Ultraviolet (UV) Sterilizers - Tech Talk 96
In order to protect aquatic livestock held in aquariums or holding tanks, biologically treated water should be adequately disinfected before returning it from the filter system. Mechanical and biological filtration does not provide inactivation of pathogenic bacteria, protozoa and viruses.
Ultraviolet radiation (germicidal) energy is unmatched in its efficiency, simplicity and dependability when applied as a microorganism disinfectant! It is most effective for its germicidal value in a clear water application at a wavelength of 265 nanometers. With proper exposure, ultraviolet radiation energy (ultraviolet light) penetrates a microorganism's cell wall. It then destroys the nuclear material, causing abrupt modification and quickly bringing about its destruction.
At AES we hear from a lot of people who have ultraviolet (UV) sterilizers and are still experiencing disease problems. This can almost always be traced back to inadequate UV irradiation. Because it is so difficult to measure the intensity of UV energy hitting the water, many buyers have improperly sized their UV sterilizers by simply following the maximum gpm flow rate published for 15,000 µWs/cm²* (who said aquaculture was easy?).
This is the problem! You cannot compare UV sterilizers by the watt ratings alone. That would be like comparing cars by their engine size alone. The watt rating is just the starting point for comparisons.
The full amount of UV energy required to kill a microorganism must hit the organism after the energy leaves the lamp, after it leaves the quartz sleeve, after the lamp has aged and after it has passed by any turbidity and color that block the light.
Low-pressure mercury type UV lamps are best suited to germicidal action because the primary radiation generated by these lamps consists almost exclusively of a spectral wavelength of 254 nanometers, which is close to the maximum peak germicidal effectiveness wavelength of 265 nanometers. This gives the low-pressure mercury type lamps an exceptional 40 percent UV energy efficiency rate between input watts and UV output watts.
Medium- and high-pressure mercury type lamps are best suited for treatments involving chemical by-products associated with industrial waste water or for the drying of printing inks, paints and adhesives, not germicidal action.

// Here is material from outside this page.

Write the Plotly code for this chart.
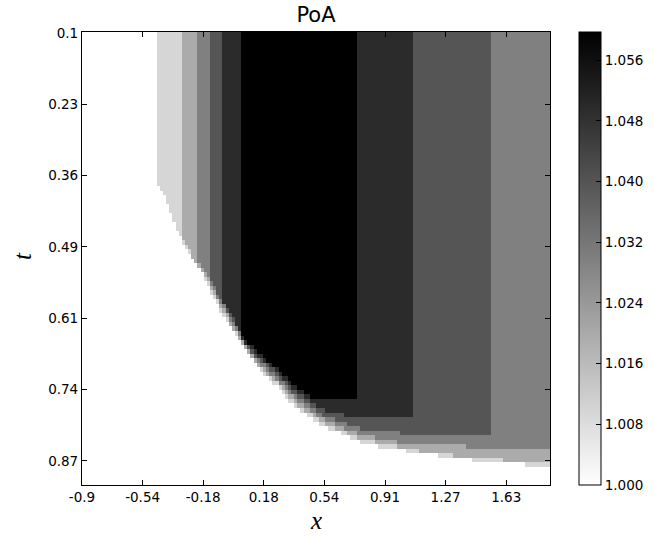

The bulk of their power is in the 320 to 440 nanometer range, well outside the germicidal range.
Ultraviolet light can be very effective at eliminating viruses, bacteria, algae and fungi. The required UV exposure rate to irradiate common bacteria is 15,000 µWs/cm² , while the required UV exposure for waterborne algae is 22,000 µWs/cm² . Since it is the intensity of light that is doing the killing, we must know how much light energy to use and how much is reaching the target. Just as some sunglasses and sunscreens reduce UV intensity, so do discolored water, turbidity, dirty quartz sleeves and even some dissolved salts, such as sodium thiosulfate. Lamp temperatures may even reduce output when operated in cold water (110°F gives maximum UV output).

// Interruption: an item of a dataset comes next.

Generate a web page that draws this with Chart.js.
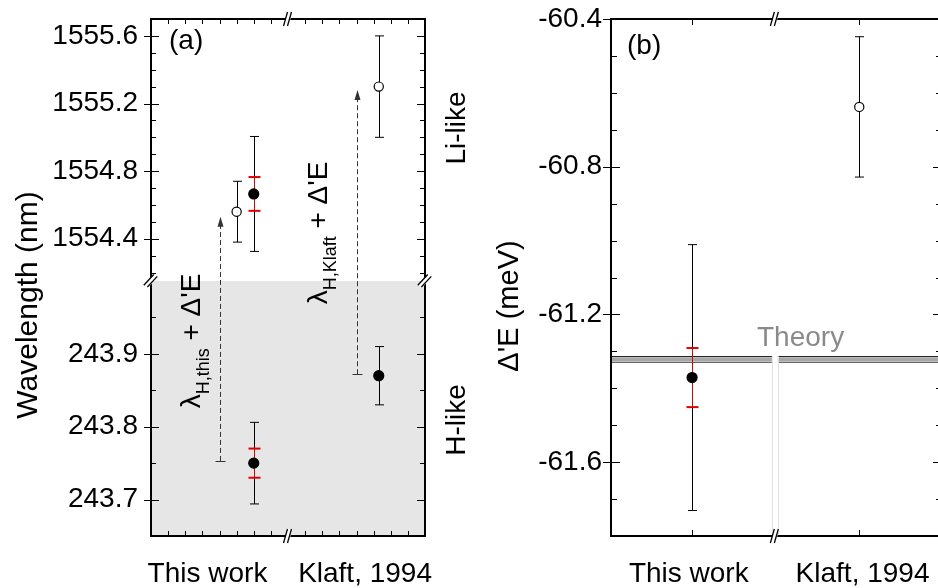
<!DOCTYPE html>
<html>
<head>
<meta charset="utf-8">
<title>Wavelength and Δ'E comparison</title>
<script src="https://cdn.jsdelivr.net/npm/chart.js@4.4.1/dist/chart.umd.min.js"></script>
<style>
	html, body { margin: 0; padding: 0; background: #fff; overflow: hidden; }
	#wrap { position: relative; width: 938px; height: 588px; overflow: hidden; }
	#panelA { position: absolute; left: 0; top: 0; }
	#panelB { position: absolute; left: 470px; top: 0; }
</style>
</head>
<body>
<div id="wrap">
	<canvas id="panelA" width="470" height="588"></canvas>
	<canvas id="panelB" width="480" height="588"></canvas>
</div>
<script>
var categories = [ 'This work', 'Klaft, 1994' ];
var catPosA    = [ 3.3, 12.5 ];   // label centres on the (a) x axis (0–16)
var catPosB    = [ 0.94, 3.04 ];  // label centres on the (b) x axis (0–4)

// (a) Li-like, upper segment (nm)
var liX    = [ 5, 6, 13.3 ];
var liY    = [ 1554.56, 1554.665, 1555.30 ];
var liErr  = [ 0.18, 0.34, 0.30 ];
var liStat = [ 0, 0.10, 0 ];
var liFill = [ false, true, false ];

// (a) H-like, lower segment (nm)
var hX    = [ 6, 13.3 ];
var hY    = [ 243.750, 243.870 ];
var hErr  = [ 0.056, 0.040 ];
var hStat = [ 0.020, 0 ];
var hFill = [ true, true ];

// (a) lambda_H + dE arrows
var arrowX    = [ 4, 12 ];
var arrowFrom = [ 243.753, 243.872 ];
var arrowTo   = [ 1554.53, 1555.28 ];
var breakXA   = 8;

// (b) dE (meV)
var dX    = [ 0.98, 3.0 ];
var dY    = [ -61.371, -60.638 ];
var dErr  = [ 0.36, 0.19 ];
var dStat = [ 0.08, 0 ];
var dFill = [ true, false ];
var theoryBand = [ -61.328, -61.316 ];
var breakXB    = 1.98;

// labelled ticks
var ticksTop = [ 1554.4, 1554.8, 1555.2, 1555.6 ];
var ticksBot = [ 243.7, 243.8, 243.9 ];
var ticksB   = [ -61.6, -61.2, -60.8, -60.4 ];

(function() {
	'use strict';

	var FONT = '"Liberation Sans", Arial, Helvetica, sans-serif';

	/* ═══ HELPERS ═══ */

	function isIn( list, v ) {
		for ( var i = 0; i < list.length; i++ ) {
			if ( Math.abs( list[i] - v ) < 1e-6 ) return true;
		}
		return false;
	}

	function line( ctx, x1, y1, x2, y2 ) {
		ctx.beginPath();
		ctx.moveTo( x1, y1 );
		ctx.lineTo( x2, y2 );
		ctx.stroke();
	}

	function crisp( v ) {
		return Math.round( v ) + 0.5;
	}

	function makePoints( xs, ys, fills, axis, err, stat ) {
		var pts = [];
		for ( var i = 0; i < xs.length; i++ ) pts.push({ x: xs[i], y: ys[i] });
		return {
			data: pts,
			yAxisID: axis,
			showLine: false,
			pointRadius: fills.map( function( f ) { return f ? 5 : 4.6; } ),
			pointHoverRadius: 5,
			pointBackgroundColor: fills.map( function( f ) { return f ? '#000' : '#fff'; } ),
			pointBorderColor: '#000',
			pointBorderWidth: 1.2,
			err: err,
			stat: stat
		};
	}

	// tick labels sit "gap" px left of the frame; the gap is given as tickLength
	// (not drawn) so it does not add to the top padding of the chart area
	function yAxis( min, max, step, labels, width, gap, extra ) {
		var o = {
			type: 'linear',
			axis: 'y',
			position: 'left',
			min: min,
			max: max,
			grid: { display: false, drawTicks: true, tickLength: gap },
			border: { display: false },
			ticks: {
				stepSize: step,
				autoSkip: false,
				includeBounds: false,
				padding: 0,
				color: '#000',
				font: { family: FONT, size: 28 },
				callback: function( v ) { return isIn( labels, v ) ? v.toFixed( 1 ) : ''; }
			},
			afterFit: function( scale ) { scale.width = width; }
		};
		for ( var k in extra ) o[k] = extra[k];
		return o;
	}

	function errBar( ctx, x, yHi, yLo, cap, color, lw, capLw ) {
		ctx.strokeStyle = color;
		ctx.lineWidth = lw;
		line( ctx, x, yHi, x, yLo );
		ctx.lineWidth = capLw;
		line( ctx, x - cap, yHi, x + cap, yHi );
		line( ctx, x - cap, yLo, x + cap, yLo );
	}

	// ticks on the left and right frame lines, pointing inward
	function yTicks( ctx, scale, area, majors, len ) {
		ctx.strokeStyle = '#000';
		ctx.lineWidth = 1;
		scale.ticks.forEach( function( t ) {
			var major = isIn( majors, t.value );
			var atEnd = Math.abs( t.value - scale.min ) < 1e-6 || Math.abs( t.value - scale.max ) < 1e-6;
			if ( atEnd && ! major ) return;
			var y = crisp( scale.getPixelForValue( t.value ) );
			var inner = major ? len.major : len.minor;
			line( ctx, area.left - ( major ? len.out : 0 ), y, area.left + inner, y );
			line( ctx, area.right - inner, y, area.right, y );
		});
	}

	function xTicks( ctx, scale, area, values, len ) {
		ctx.strokeStyle = '#000';
		ctx.lineWidth = 1;
		values.forEach( function( v ) {
			var x = crisp( scale.getPixelForValue( v ) );
			line( ctx, x, area.top, x, area.top + len );
			line( ctx, x, area.bottom - len, x, area.bottom );
		});
	}

	// "//" break mark across an axis line
	function breakMark( ctx, x, y, vertical ) {
		ctx.save();
		ctx.translate( x, y );
		if ( vertical ) ctx.rotate( Math.PI / 2 * 0.3 );
		ctx.fillStyle = '#fff';
		ctx.beginPath();
		ctx.moveTo( -4.5, 7 );
		ctx.lineTo( -0.5, -7 );
		ctx.lineTo( 4.5, -7 );
		ctx.lineTo( 0.5, 7 );
		ctx.closePath();
		ctx.fill();
		ctx.strokeStyle = '#000';
		ctx.lineWidth = 1.3;
		line( ctx, -4.5, 7, -0.5, -7 );
		line( ctx, -0.5, 7, 3.5, -7 );
		ctx.restore();
	}

	function rotText( ctx, x, yc, parts, color ) {
		var widths = [];
		var total = 0;
		parts.forEach( function( p ) {
			ctx.font = p.size + 'px ' + FONT;
			var w = ctx.measureText( p.text ).width;
			widths.push( w );
			total += w;
		});
		ctx.save();
		ctx.translate( x, yc );
		ctx.rotate( -Math.PI / 2 );
		ctx.fillStyle = color || '#000';
		ctx.textAlign = 'left';
		ctx.textBaseline = 'alphabetic';
		var cx = -total / 2;
		parts.forEach( function( p, i ) {
			ctx.font = p.size + 'px ' + FONT;
			ctx.fillText( p.text, cx, p.shift || 0 );
			cx += widths[i];
		});
		ctx.restore();
	}

	function text( ctx, str, x, y, size, align, color ) {
		ctx.font = size + 'px ' + FONT;
		ctx.fillStyle = color || '#000';
		ctx.textAlign = align || 'left';
		ctx.textBaseline = 'alphabetic';
		ctx.fillText( str, x, y );
	}

	/* ═══ SHARED PLUGINS ═══ */

	var errorBarPlugin = {
		id: 'errorBars',
		beforeDatasetsDraw: function( chart ) {
			var ctx = chart.ctx;
			ctx.save();
			chart.data.datasets.forEach( function( ds, di ) {
				if ( ! ds.err ) return;
				var meta = chart.getDatasetMeta( di );
				var ys = chart.scales[ ds.yAxisID ];
				ds.data.forEach( function( p, i ) {
					var x = crisp( meta.data[i].x );
					errBar( ctx, x, ys.getPixelForValue( p.y + ds.err[i] ), ys.getPixelForValue( p.y - ds.err[i] ), 4.5, '#000', 1, 1 );
					if ( ds.stat[i] ) {
						errBar( ctx, x, ys.getPixelForValue( p.y + ds.stat[i] ), ys.getPixelForValue( p.y - ds.stat[i] ), 6, '#e00000', 1, 2 );
					}
				});
			});
			ctx.restore();
		}
	};

	var baseOptions = function( padding ) {
		return {
			responsive: false,
			animation: false,
			events: [],
			layout: { padding: padding },
			plugins: { legend: { display: false }, tooltip: { enabled: false } }
		};
	};

	/* ═══ PANEL (a) ═══ */

	var panelABack = {
		id: 'panelABack',
		beforeDatasetsDraw: function( chart ) {
			var ctx = chart.ctx;
			var a = chart.chartArea;
			var yb = chart.scales.yBot;
			var top = yb.getPixelForValue( yb.max );
			ctx.save();
			ctx.fillStyle = '#e6e6e6';
			ctx.fillRect( a.left, top, a.right - a.left, a.bottom - top );

			// lambda_H + dE arrows, from the H-like scale up to the Li-like scale
			var xs = chart.scales.x;
			var yt = chart.scales.yTop;
			ctx.strokeStyle = '#333';
			ctx.fillStyle = '#333';
			for ( var i = 0; i < arrowX.length; i++ ) {
				var x  = crisp( xs.getPixelForValue( arrowX[i] ) );
				var y0 = yb.getPixelForValue( arrowFrom[i] );
				var y1 = yt.getPixelForValue( arrowTo[i] );
				ctx.lineWidth = 1;
				ctx.setLineDash( [ 5, 3 ] );
				line( ctx, x, y0, x, y1 + 8 );
				ctx.setLineDash( [] );
				line( ctx, x - 5, crisp( y0 ), x + 5, crisp( y0 ) );
				ctx.beginPath();
				ctx.moveTo( x, y1 );
				ctx.lineTo( x - 3, y1 + 10 );
				ctx.lineTo( x + 3, y1 + 10 );
				ctx.closePath();
				ctx.fill();
			}
			ctx.restore();
		}
	};

	var panelAFrame = {
		id: 'panelAFrame',
		afterDatasetsDraw: function( chart ) {
			var ctx = chart.ctx;
			var a = chart.chartArea;
			var xs = chart.scales.x;
			var yt = chart.scales.yTop;
			var yb = chart.scales.yBot;
			ctx.save();

			ctx.strokeStyle = '#000';
			ctx.lineWidth = 2;
			ctx.strokeRect( a.left, a.top, a.right - a.left, a.bottom - a.top );

			var len = { major: 8, minor: 5, out: 7 };
			yTicks( ctx, yt, a, ticksTop, len );
			yTicks( ctx, yb, a, ticksBot, len );

			var xv = [];
			for ( var v = xs.min + 1; v < xs.max; v++ ) if ( v !== breakXA ) xv.push( v );
			xTicks( ctx, xs, a, xv, 5 );

			var bx = xs.getPixelForValue( breakXA );
			var by = yb.getPixelForValue( yb.max );
			breakMark( ctx, bx, a.top, false );
			breakMark( ctx, bx, a.bottom, false );
			breakMark( ctx, a.left, by, true );
			breakMark( ctx, a.right, by, true );

			// category labels
			for ( var i = 0; i < categories.length; i++ ) {
				text( ctx, categories[i], xs.getPixelForValue( catPosA[i] ), 582, 28, 'center' );
			}

			text( ctx, '(a)', 169, 49, 28 );
			rotText( ctx, 37, 305, [ { text: 'Wavelength (nm)', size: 30 } ] );
			rotText( ctx, 465, 128, [ { text: 'Li-like', size: 28 } ] );
			rotText( ctx, 465, 420, [ { text: 'H-like', size: 28 } ] );
			rotText( ctx, 200, 341, [
				{ text: 'λ', size: 28 },
				{ text: 'H,this', size: 18, shift: 9 },
				{ text: ' + Δ\'E', size: 28 }
			] );
			rotText( ctx, 327, 233, [
				{ text: 'λ', size: 28 },
				{ text: 'H,Klaft', size: 18, shift: 9 },
				{ text: ' + Δ\'E', size: 28 }
			] );
			ctx.restore();
		}
	};

	var optsA = baseOptions({ top: 19, right: 45, bottom: 52, left: 0 });
	optsA.scales = {
		x: { type: 'linear', display: false, min: 0, max: 16, ticks: { stepSize: 1 } },
		yBot: yAxis( 243.65, 244.0, 0.05, ticksBot, 151, 13, { stack: 'wl', stackWeight: 255, weight: 1 } ),
		yTop: yAxis( 1554.15, 1555.7, 0.1, ticksTop, 151, 13, { stack: 'wl', stackWeight: 262, weight: 2 } )
	};

	new Chart( document.getElementById( 'panelA' ), {
		type: 'scatter',
		data: {
			datasets: [
				makePoints( liX, liY, liFill, 'yTop', liErr, liStat ),
				makePoints( hX, hY, hFill, 'yBot', hErr, hStat )
			]
		},
		options: optsA,
		plugins: [ panelABack, errorBarPlugin, panelAFrame ]
	});

	/* ═══ PANEL (b) ═══ */

	var panelBBack = {
		id: 'panelBBack',
		beforeDatasetsDraw: function( chart ) {
			var ctx = chart.ctx;
			var a = chart.chartArea;
			var xs = chart.scales.x;
			var ys = chart.scales.y;
			var yLo = ys.getPixelForValue( theoryBand[0] );
			var yHi = ys.getPixelForValue( theoryBand[1] );
			ctx.save();
			ctx.fillStyle = '#a6a6a6';
			ctx.fillRect( a.left, yHi, a.right - a.left, yLo - yHi );
			ctx.strokeStyle = '#222';
			ctx.lineWidth = 1;
			line( ctx, a.left, crisp( yHi ) - 1, a.right, crisp( yHi ) - 1 );
			ctx.strokeStyle = '#666';
			line( ctx, a.left, crisp( yLo ), a.right, crisp( yLo ) );

			// gap below the axis break
			var bx = xs.getPixelForValue( breakXB );
			ctx.fillStyle = '#fff';
			ctx.fillRect( bx - 3, yHi - 2, 6, a.bottom - yHi + 2 );
			ctx.strokeStyle = '#e2e2e2';
			line( ctx, crisp( bx - 3 ), yHi - 1, crisp( bx - 3 ), a.bottom );
			line( ctx, crisp( bx + 3 ), yHi - 1, crisp( bx + 3 ), a.bottom );

			text( ctx, 'Theory', 287, 346, 28, 'left', '#8a8a8a' );
			ctx.restore();
		}
	};

	var panelBFrame = {
		id: 'panelBFrame',
		afterDatasetsDraw: function( chart ) {
			var ctx = chart.ctx;
			var a = chart.chartArea;
			var xs = chart.scales.x;
			var ys = chart.scales.y;
			ctx.save();

			ctx.strokeStyle = '#000';
			ctx.lineWidth = 2;
			ctx.strokeRect( a.left, a.top, a.right - a.left, a.bottom - a.top );

			yTicks( ctx, ys, a, ticksB, { major: 9, minor: 6, out: 8 } );
			xTicks( ctx, xs, a, dX, 6 );

			var bx = xs.getPixelForValue( breakXB );
			breakMark( ctx, bx, a.top, false );
			breakMark( ctx, bx, a.bottom, false );

			for ( var i = 0; i < categories.length; i++ ) {
				text( ctx, categories[i], xs.getPixelForValue( catPosB[i] ), 582, 28, 'center' );
			}

			text( ctx, '(b)', 157, 54, 28 );
			rotText( ctx, 48, 306, [ { text: 'Δ\'E (meV)', size: 29 } ] );
			ctx.restore();
		}
	};

	var optsB = baseOptions({ top: 19, right: 8, bottom: 52, left: 0 });
	optsB.scales = {
		x: { type: 'linear', display: false, min: 0, max: 4, ticks: { stepSize: 1 } },
		y: yAxis( -61.8, -60.4, 0.1, ticksB, 141, 9, {} )
	};

	new Chart( document.getElementById( 'panelB' ), {
		type: 'scatter',
		data: {
			datasets: [
				makePoints( dX, dY, dFill, 'y', dErr, dStat )
			]
		},
		options: optsB,
		plugins: [ panelBBack, errorBarPlugin, panelBFrame ]
	});

})();
</script>
</body>
</html>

To ensure sterile water using UV light, first start with clear water, and have a lamp and flow rate that are sized to deliver the correct amount of irradiation for the target organism (see exposures list). If a UV light is flow rated for 15,000 µWs/cm² and you want 30,000, either double the number of lamps or reduce the flow by half, and so on for higher dosages.
Be aware that some lamps age rapidly, and the manufacturer probably states the watts produced when the lamp is new. This wattage can be reduced by as much as 40 percent in as few as six months! We suggest oversizing the UV sterilizer by at least 40 percent to be sure of getting the killing power required when the lamp has aged. We also suggest changing lamps at six-month intervals. For a more in-depth look at UV sterilization and system design, consult the book Aquaculture Engineering (WQB3).
*µWs/cm² = exposure to ultraviolet light of 253.7 nm wavelength in microwattseconds per square centimeter.